**Work to do**
Starting at the first line of the data, print each line verbatim up to and including the line bearing "plt.rcParams['font.family'] = ['Liberation", omitting pictures.

**Data shown**
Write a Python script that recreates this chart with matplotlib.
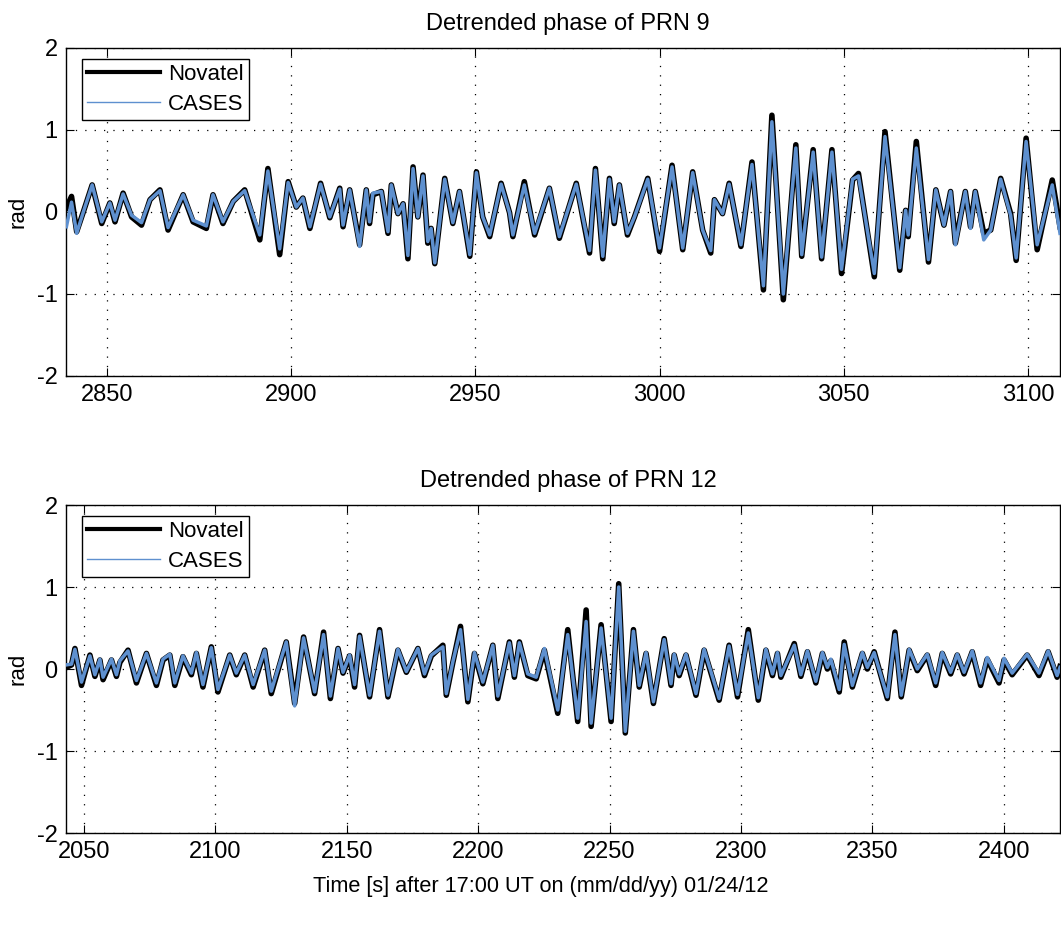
import matplotlib
matplotlib.use("Agg")
import matplotlib.pyplot as plt
from matplotlib.lines import Line2D

plt.rcParams['font.family'] = ['Liberation Sans', 'DejaVu Sans']

# ---------------- data: PRN 9 ----------------
t9 = [2839.0, 2840.4, 2841.8, 2843.6, 2846.0, 2848.6, 2850.8, 2852.2, 2854.4, 2856.7,
      2859.4, 2861.7, 2864.4, 2866.6, 2870.7, 2873.4, 2877.0, 2878.8, 2881.5, 2884.3,
      2887.4, 2891.5, 2893.7, 2896.9, 2899.2, 2901.4, 2903.2, 2905.1, 2908.0, 2910.5,
      2913.2, 2914.1, 2915.9, 2918.6, 2920.4, 2921.3, 2922.2, 2924.5, 2926.3, 2927.2,
      2929.0, 2930.4, 2931.7, 2933.1, 2934.4, 2935.8, 2937.1, 2938.0, 2939.0, 2941.7,
      2943.9, 2945.7, 2948.5, 2950.3, 2952.0, 2953.9, 2957.0, 2959.3, 2960.2, 2963.3,
      2966.1, 2970.1, 2972.8, 2977.4, 2981.0, 2982.6, 2984.6, 2986.4, 2987.7, 2989.1,
      2991.3, 2993.2, 2996.8, 3000.0, 3003.4, 3006.3, 3009.0, 3011.7, 3013.9, 3014.9,
      3017.1, 3018.9, 3022.1, 3025.1, 3028.2, 3030.5, 3033.6, 3037.0, 3038.6, 3041.7,
      3044.0, 3046.8, 3049.4, 3052.4, 3054.0, 3058.3, 3061.2, 3065.2, 3066.8, 3067.5,
      3069.7, 3073.0, 3075.0, 3077.2, 3079.0, 3080.3, 3083.0, 3084.4, 3085.7, 3088.0,
      3089.9, 3092.6, 3095.3, 3096.8, 3099.5, 3102.5, 3106.6, 3108.7]
novatel9 = [0.05, 0.19, -0.24, 0.0, 0.33, -0.14, 0.11, -0.12, 0.23, -0.06,
            -0.16, 0.15, 0.27, -0.22, 0.21, -0.12, -0.2, 0.21, -0.14, 0.13,
            0.27, -0.34, 0.53, -0.52, 0.37, 0.06, 0.17, -0.2, 0.35, -0.07,
            0.29, -0.18, 0.27, -0.40, 0.27, -0.14, 0.21, 0.25, -0.26, 0.33,
            -0.02, 0.10, -0.57, 0.55, -0.06, 0.45, -0.38, -0.2, -0.63, 0.41,
            -0.14, 0.25, -0.54, 0.49, -0.06, -0.30, 0.35, -0.01, -0.30, 0.37,
            -0.28, 0.29, -0.32, 0.35, -0.50, 0.53, -0.57, 0.41, -0.14, 0.33,
            -0.28, -0.06, 0.41, -0.48, 0.57, -0.46, 0.49, -0.22, -0.50, 0.15,
            -0.02, 0.35, -0.42, 0.61, -0.95, 1.18, -1.07, 0.82, -0.54, 0.76,
            -0.57, 0.76, -0.75, 0.39, 0.47, -0.79, 0.98, -0.71, 0.02, -0.30,
            0.86, -0.61, 0.27, -0.16, 0.25, -0.38, 0.25, -0.18, 0.25, -0.26,
            -0.22, 0.41, -0.02, -0.59, 0.90, -0.46, 0.39, -0.18]
cases9 = [-0.18, 0.12, -0.26, 0.0, 0.33, -0.12, 0.11, -0.10, 0.22, -0.04,
          -0.13, 0.15, 0.26, -0.19, 0.21, -0.10, -0.17, 0.21, -0.12, 0.13,
          0.26, -0.28, 0.50, -0.45, 0.36, 0.06, 0.17, -0.18, 0.34, -0.06,
          0.28, -0.16, 0.27, -0.42, 0.27, -0.12, 0.23, 0.25, -0.24, 0.33,
          -0.02, 0.10, -0.53, 0.53, -0.06, 0.44, -0.36, -0.2, -0.62, 0.40,
          -0.13, 0.25, -0.52, 0.48, -0.06, -0.28, 0.34, -0.01, -0.28, 0.33,
          -0.26, 0.29, -0.30, 0.34, -0.47, 0.51, -0.54, 0.40, -0.12, 0.33,
          -0.26, -0.06, 0.40, -0.44, 0.55, -0.44, 0.48, -0.22, -0.47, 0.15,
          -0.02, 0.34, -0.40, 0.58, -0.90, 1.10, -1.00, 0.78, -0.52, 0.73,
          -0.55, 0.73, -0.70, 0.40, 0.44, -0.75, 0.92, -0.68, 0.02, -0.28,
          0.78, -0.58, 0.27, -0.16, 0.25, -0.40, 0.25, -0.20, 0.25, -0.34,
          -0.22, 0.40, -0.04, -0.56, 0.86, -0.40, 0.33, -0.26]

# ---------------- data: PRN 12 ----------------
t12 = [2043.3, 2045.3, 2046.6, 2049.1, 2052.3, 2054.2, 2056.1, 2057.3, 2060.5, 2062.4,
       2063.7, 2066.8, 2070.0, 2073.8, 2077.6, 2080.1, 2082.7, 2084.6, 2087.7, 2090.9,
       2092.8, 2095.3, 2098.5, 2101.0, 2105.5, 2108.0, 2111.2, 2114.4, 2118.8, 2121.3,
       2127.0, 2130.2, 2133.6, 2137.8, 2141.2, 2143.8, 2146.7, 2148.6, 2151.1, 2153.0,
       2154.9, 2158.7, 2162.5, 2165.7, 2169.5, 2172.7, 2177.1, 2179.6, 2182.2, 2186.6,
       2187.9, 2190.4, 2193.3, 2196.1, 2198.6, 2201.8, 2205.6, 2207.5, 2211.9, 2213.8,
       2215.7, 2218.9, 2222.1, 2225.2, 2230.3, 2234.1, 2237.9, 2241.1, 2243.0, 2246.8,
       2250.6, 2253.5, 2256.0, 2259.1, 2261.3, 2263.9, 2266.7, 2270.8, 2273.4, 2274.6,
       2276.5, 2279.1, 2282.9, 2286.0, 2291.7, 2295.5, 2298.7, 2302.8, 2306.6, 2309.5,
       2312.0, 2313.9, 2315.2, 2320.3, 2322.8, 2325.3, 2328.5, 2331.0, 2332.9, 2334.2,
       2337.4, 2339.3, 2342.4, 2346.2, 2348.1, 2350.7, 2355.7, 2358.6, 2361.0, 2364.0,
       2367.1, 2370.9, 2374.1, 2376.6, 2379.8, 2382.3, 2384.9, 2388.0, 2391.2, 2393.7,
       2398.2, 2400.1, 2403.2, 2408.9, 2413.4, 2416.9, 2420.3, 2421.4]
novatel12 = [0.02, 0.05, 0.25, -0.2, 0.17, -0.09, 0.11, -0.13, 0.11, -0.09,
             0.08, 0.23, -0.17, 0.19, -0.20, 0.11, 0.17, -0.2, 0.15, -0.07,
             0.19, -0.22, 0.27, -0.28, 0.17, -0.07, 0.17, -0.22, 0.23, -0.3,
             0.33, -0.42, 0.39, -0.3, 0.45, -0.36, 0.25, -0.05, 0.16, -0.22,
             0.41, -0.34, 0.48, -0.34, 0.23, -0.04, 0.25, -0.08, 0.16, 0.29,
             -0.32, 0.08, 0.52, -0.4, 0.19, -0.18, 0.29, -0.36, 0.33, -0.1,
             0.33, -0.08, -0.12, 0.23, -0.54, 0.48, -0.64, 0.72, -0.70, 0.54,
             -0.64, 1.04, -0.78, 0.48, -0.22, 0.19, -0.42, 0.37, -0.2, 0.17,
             -0.08, 0.17, -0.32, 0.23, -0.38, 0.29, -0.34, 0.48, -0.38, 0.23,
             -0.08, 0.19, -0.1, 0.31, -0.09, 0.21, -0.17, 0.19, 0.0, 0.1,
             -0.28, 0.33, -0.22, 0.19, 0.0, 0.21, -0.36, 0.45, -0.34, 0.23,
             -0.02, 0.17, -0.2, 0.19, -0.06, 0.17, -0.06, 0.21, -0.2, 0.12,
             -0.17, 0.11, -0.07, 0.17, -0.08, 0.21, -0.1, 0.03]
cases12 = [0.05, 0.06, 0.24, -0.16, 0.16, -0.07, 0.12, -0.10, 0.12, -0.07,
           0.10, 0.22, -0.14, 0.19, -0.17, 0.12, 0.18, -0.17, 0.16, -0.05,
           0.20, -0.19, 0.26, -0.25, 0.17, -0.05, 0.17, -0.19, 0.23, -0.27,
           0.33, -0.45, 0.38, -0.28, 0.42, -0.33, 0.25, -0.04, 0.17, -0.19,
           0.40, -0.32, 0.46, -0.32, 0.24, -0.03, 0.25, -0.06, 0.17, 0.27,
           -0.30, 0.09, 0.48, -0.37, 0.20, -0.16, 0.29, -0.33, 0.32, -0.08,
           0.32, -0.06, -0.10, 0.25, -0.50, 0.42, -0.60, 0.58, -0.66, 0.50,
           -0.60, 1.00, -0.76, 0.46, -0.20, 0.20, -0.40, 0.36, -0.18, 0.18,
           -0.06, 0.18, -0.30, 0.24, -0.36, 0.28, -0.31, 0.44, -0.35, 0.24,
           -0.06, 0.20, -0.08, 0.29, -0.07, 0.22, -0.15, 0.20, 0.02, 0.12,
           -0.25, 0.30, -0.20, 0.20, 0.02, 0.20, -0.34, 0.42, -0.32, 0.24,
           0.0, 0.18, -0.17, 0.20, -0.04, 0.18, -0.04, 0.22, -0.17, 0.14,
           -0.14, 0.13, -0.05, 0.18, -0.05, 0.22, -0.08, 0.02]

panels = [
    dict(t=t9, nov=novatel9, cas=cases9, title="Detrended phase of PRN 9",
         xlim=(2838.9, 3108.7), xticks=[2850, 2900, 2950, 3000, 3050, 3100]),
    dict(t=t12, nov=novatel12, cas=cases12, title="Detrended phase of PRN 12",
         xlim=(2043.2, 2421.4), xticks=[2050, 2100, 2150, 2200, 2250, 2300, 2350, 2400]),
]
yticks = [-2, -1, 0, 1, 2]

BLUE = '#5e90cf'
W, H = 1061, 927
fig = plt.figure(figsize=(W / 100, H / 100), dpi=100)

axes_px = [(66, 48, 1060, 376), (66, 505, 1060, 833)]
for p, (x0, y0, x1, y1) in zip(panels, axes_px):
    ax = fig.add_axes([x0 / W, 1 - y1 / H, (x1 - x0) / W, (y1 - y0) / H])
    ax.plot(p['t'], p['nov'], color='black', lw=4.0, solid_joinstyle='round', zorder=2)
    ax.plot(p['t'], p['cas'], color=BLUE, lw=2.5, solid_joinstyle='round', zorder=3)
    ax.set_xlim(*p['xlim'])
    ax.set_ylim(-2, 2)
    ax.set_xticks(p['xticks'])
    ax.set_yticks(yticks)
    ax.set_yticklabels([str(v) for v in yticks])
    ax.grid(True, color='black', linestyle=(0, (1, 6.5)), linewidth=0.9)
    ax.tick_params(direction='in', length=6, width=0.8, labelsize=17, pad=6,
                   top=True, right=True)
    for s in ax.spines.values():
        s.set_linewidth(1.0)
    ax.set_title(p['title'], fontsize=17, pad=13, x=(568 - x0) / (x1 - x0))
    ax.set_ylabel('rad', fontsize=16, labelpad=6)
    handles = [Line2D([], [], color='black', lw=3.0),
               Line2D([], [], color=BLUE, lw=1.0)]
    leg = ax.legend(handles, ['Novatel', 'CASES'], loc='upper left',
                    bbox_to_anchor=(16 / 994, 1 - 11 / 328), borderaxespad=0,
                    fontsize=16, fancybox=False, framealpha=1, edgecolor='black',
                    handlelength=3.3, handletextpad=0.35, labelspacing=0.4,
                    borderpad=0.22)
    leg.get_frame().set_linewidth(1.0)
    if p is panels[1]:
        ax.set_xlabel('Time [s] after 17:00 UT on (mm/dd/yy) 01/24/12',
                      fontsize=15.7)
        ax.xaxis.set_label_coords((541 - x0) / (x1 - x0), -0.13)

fig.savefig('out.png', dpi=100)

**The completed task**
Write a Python script that recreates this chart with matplotlib.
import matplotlib
matplotlib.use("Agg")
import matplotlib.pyplot as plt
from matplotlib.lines import Line2D

plt.rcParams['font.family'] = ['Liberation Sans', 'DejaVu Sans']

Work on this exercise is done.